[Task brief]: Reproduce exactly, with no pictures, each line from the opening of the material down through the line containing "(0,549) rectangle (2,577);".
────────
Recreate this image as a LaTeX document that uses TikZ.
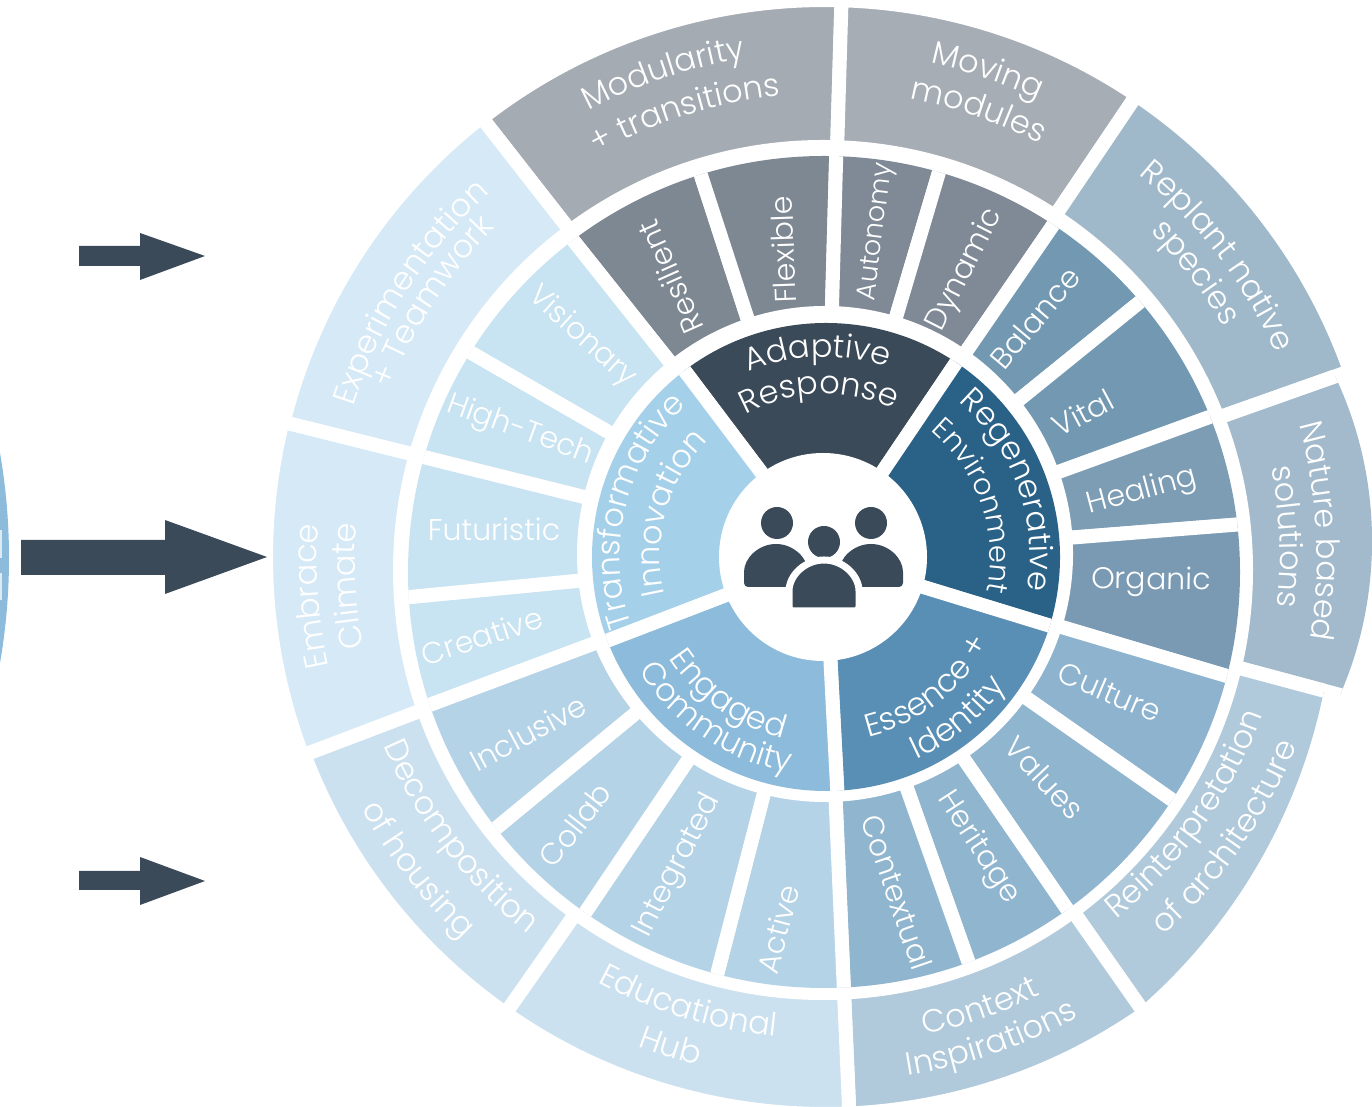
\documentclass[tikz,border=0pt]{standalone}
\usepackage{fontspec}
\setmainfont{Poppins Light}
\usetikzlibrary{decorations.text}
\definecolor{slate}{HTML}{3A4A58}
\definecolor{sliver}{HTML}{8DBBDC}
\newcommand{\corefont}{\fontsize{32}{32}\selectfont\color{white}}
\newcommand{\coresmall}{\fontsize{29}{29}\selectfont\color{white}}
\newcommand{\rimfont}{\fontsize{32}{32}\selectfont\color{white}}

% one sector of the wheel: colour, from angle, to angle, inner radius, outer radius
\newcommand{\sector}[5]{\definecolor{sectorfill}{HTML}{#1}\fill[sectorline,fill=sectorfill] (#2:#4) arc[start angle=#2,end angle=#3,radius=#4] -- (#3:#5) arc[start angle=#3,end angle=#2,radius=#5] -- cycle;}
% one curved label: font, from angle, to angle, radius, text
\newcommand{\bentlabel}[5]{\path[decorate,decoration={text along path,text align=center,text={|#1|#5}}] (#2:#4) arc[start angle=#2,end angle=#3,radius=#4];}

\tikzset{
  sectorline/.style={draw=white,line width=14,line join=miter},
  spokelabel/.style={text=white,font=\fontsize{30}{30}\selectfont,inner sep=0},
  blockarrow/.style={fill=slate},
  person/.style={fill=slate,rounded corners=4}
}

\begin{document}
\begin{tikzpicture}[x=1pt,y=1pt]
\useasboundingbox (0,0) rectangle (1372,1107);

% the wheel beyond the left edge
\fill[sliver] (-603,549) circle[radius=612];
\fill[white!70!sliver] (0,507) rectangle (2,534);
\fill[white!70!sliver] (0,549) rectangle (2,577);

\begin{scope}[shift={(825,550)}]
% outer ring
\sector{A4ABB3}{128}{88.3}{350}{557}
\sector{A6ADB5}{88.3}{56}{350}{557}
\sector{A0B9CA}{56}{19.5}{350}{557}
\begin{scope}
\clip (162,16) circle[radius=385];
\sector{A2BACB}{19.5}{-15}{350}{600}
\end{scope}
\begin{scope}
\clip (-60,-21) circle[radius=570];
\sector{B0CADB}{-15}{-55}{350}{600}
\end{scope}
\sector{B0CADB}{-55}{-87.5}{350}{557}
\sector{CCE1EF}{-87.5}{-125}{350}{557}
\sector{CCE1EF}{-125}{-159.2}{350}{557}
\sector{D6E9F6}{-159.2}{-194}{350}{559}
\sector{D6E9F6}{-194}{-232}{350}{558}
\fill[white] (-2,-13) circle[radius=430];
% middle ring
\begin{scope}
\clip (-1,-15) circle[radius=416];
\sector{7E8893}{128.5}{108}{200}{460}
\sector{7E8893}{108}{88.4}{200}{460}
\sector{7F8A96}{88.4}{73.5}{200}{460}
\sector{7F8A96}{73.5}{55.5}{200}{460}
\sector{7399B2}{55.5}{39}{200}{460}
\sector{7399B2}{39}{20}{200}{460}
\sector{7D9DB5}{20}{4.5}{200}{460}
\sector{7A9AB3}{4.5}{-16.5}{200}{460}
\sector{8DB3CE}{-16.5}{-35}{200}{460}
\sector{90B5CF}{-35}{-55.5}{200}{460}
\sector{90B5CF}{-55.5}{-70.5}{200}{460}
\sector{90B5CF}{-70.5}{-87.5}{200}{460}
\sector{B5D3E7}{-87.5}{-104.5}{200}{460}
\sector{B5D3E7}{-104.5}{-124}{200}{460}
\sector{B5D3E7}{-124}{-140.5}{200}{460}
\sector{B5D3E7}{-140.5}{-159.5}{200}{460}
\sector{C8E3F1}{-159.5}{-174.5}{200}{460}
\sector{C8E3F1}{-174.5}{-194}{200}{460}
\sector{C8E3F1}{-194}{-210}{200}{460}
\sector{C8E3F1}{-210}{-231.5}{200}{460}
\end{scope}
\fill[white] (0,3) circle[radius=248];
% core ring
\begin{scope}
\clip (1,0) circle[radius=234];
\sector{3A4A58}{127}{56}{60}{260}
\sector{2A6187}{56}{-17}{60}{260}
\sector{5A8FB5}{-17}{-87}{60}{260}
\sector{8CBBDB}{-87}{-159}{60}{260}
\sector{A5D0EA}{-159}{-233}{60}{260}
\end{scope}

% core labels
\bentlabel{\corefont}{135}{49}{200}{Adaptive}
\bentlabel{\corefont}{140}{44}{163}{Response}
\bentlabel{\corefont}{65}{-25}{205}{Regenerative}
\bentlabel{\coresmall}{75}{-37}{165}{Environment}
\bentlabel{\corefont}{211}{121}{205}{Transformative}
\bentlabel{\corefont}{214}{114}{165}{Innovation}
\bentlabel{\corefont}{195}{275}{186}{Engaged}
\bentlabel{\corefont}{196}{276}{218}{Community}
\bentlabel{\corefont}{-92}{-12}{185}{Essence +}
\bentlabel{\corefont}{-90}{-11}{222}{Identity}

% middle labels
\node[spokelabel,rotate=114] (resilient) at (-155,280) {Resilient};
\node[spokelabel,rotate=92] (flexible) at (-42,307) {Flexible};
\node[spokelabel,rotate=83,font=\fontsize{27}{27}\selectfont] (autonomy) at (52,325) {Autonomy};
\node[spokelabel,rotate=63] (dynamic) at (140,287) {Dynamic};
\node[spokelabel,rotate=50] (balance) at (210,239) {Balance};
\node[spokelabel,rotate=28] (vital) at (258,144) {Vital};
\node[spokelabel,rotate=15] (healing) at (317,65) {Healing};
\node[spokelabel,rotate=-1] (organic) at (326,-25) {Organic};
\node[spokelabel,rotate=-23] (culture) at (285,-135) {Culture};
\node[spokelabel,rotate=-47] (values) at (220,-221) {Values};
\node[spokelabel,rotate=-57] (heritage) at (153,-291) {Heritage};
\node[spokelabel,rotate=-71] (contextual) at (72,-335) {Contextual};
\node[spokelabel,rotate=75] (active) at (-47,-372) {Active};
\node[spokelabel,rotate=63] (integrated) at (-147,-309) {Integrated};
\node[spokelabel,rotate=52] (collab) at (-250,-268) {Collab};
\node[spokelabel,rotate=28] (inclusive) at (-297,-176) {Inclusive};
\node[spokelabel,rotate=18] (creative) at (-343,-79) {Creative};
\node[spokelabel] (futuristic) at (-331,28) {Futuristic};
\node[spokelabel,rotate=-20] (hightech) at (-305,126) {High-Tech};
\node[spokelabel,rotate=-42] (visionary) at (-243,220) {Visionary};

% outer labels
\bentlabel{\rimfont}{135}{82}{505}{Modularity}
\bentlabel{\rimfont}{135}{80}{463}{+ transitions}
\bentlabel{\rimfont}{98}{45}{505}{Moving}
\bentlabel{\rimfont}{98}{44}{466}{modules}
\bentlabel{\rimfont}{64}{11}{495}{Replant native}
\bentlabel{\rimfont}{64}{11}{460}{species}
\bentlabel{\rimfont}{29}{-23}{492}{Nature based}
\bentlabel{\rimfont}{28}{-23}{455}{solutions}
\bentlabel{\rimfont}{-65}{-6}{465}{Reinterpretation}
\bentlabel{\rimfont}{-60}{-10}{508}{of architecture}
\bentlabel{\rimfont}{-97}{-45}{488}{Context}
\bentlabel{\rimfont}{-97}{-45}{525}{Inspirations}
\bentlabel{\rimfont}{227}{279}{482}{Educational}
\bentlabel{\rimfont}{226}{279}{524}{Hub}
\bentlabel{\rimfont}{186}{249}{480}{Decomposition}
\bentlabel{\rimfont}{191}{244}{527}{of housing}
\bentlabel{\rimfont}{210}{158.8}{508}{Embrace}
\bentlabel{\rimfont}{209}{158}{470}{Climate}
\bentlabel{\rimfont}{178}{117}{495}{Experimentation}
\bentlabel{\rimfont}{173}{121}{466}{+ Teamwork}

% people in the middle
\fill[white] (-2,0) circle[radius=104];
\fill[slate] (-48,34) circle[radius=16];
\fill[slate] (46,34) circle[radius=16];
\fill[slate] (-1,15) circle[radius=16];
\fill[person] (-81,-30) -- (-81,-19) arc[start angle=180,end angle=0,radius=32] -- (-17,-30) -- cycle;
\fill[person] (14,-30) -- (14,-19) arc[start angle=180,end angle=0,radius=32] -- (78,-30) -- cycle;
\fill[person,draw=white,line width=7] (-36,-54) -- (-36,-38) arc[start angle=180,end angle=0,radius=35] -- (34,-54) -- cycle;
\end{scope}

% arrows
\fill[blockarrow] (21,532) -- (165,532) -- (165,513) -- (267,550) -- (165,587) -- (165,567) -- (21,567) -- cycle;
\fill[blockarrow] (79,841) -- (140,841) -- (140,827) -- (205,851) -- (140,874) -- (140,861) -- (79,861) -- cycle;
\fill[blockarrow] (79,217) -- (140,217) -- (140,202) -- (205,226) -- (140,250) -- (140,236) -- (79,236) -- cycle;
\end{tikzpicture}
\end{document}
────────
[Expected answer]:
Recreate this image as a LaTeX document that uses TikZ.
\documentclass[tikz,border=0pt]{standalone}
\usepackage{fontspec}
\setmainfont{Poppins Light}
\usetikzlibrary{decorations.text}
\definecolor{slate}{HTML}{3A4A58}
\definecolor{sliver}{HTML}{8DBBDC}
\newcommand{\corefont}{\fontsize{32}{32}\selectfont\color{white}}
\newcommand{\coresmall}{\fontsize{29}{29}\selectfont\color{white}}
\newcommand{\rimfont}{\fontsize{32}{32}\selectfont\color{white}}

% one sector of the wheel: colour, from angle, to angle, inner radius, outer radius
\newcommand{\sector}[5]{\definecolor{sectorfill}{HTML}{#1}\fill[sectorline,fill=sectorfill] (#2:#4) arc[start angle=#2,end angle=#3,radius=#4] -- (#3:#5) arc[start angle=#3,end angle=#2,radius=#5] -- cycle;}
% one curved label: font, from angle, to angle, radius, text
\newcommand{\bentlabel}[5]{\path[decorate,decoration={text along path,text align=center,text={|#1|#5}}] (#2:#4) arc[start angle=#2,end angle=#3,radius=#4];}

\tikzset{
  sectorline/.style={draw=white,line width=14,line join=miter},
  spokelabel/.style={text=white,font=\fontsize{30}{30}\selectfont,inner sep=0},
  blockarrow/.style={fill=slate},
  person/.style={fill=slate,rounded corners=4}
}

\begin{document}
\begin{tikzpicture}[x=1pt,y=1pt]
\useasboundingbox (0,0) rectangle (1372,1107);

% the wheel beyond the left edge
\fill[sliver] (-603,549) circle[radius=612];
\fill[white!70!sliver] (0,507) rectangle (2,534);
\fill[white!70!sliver] (0,549) rectangle (2,577);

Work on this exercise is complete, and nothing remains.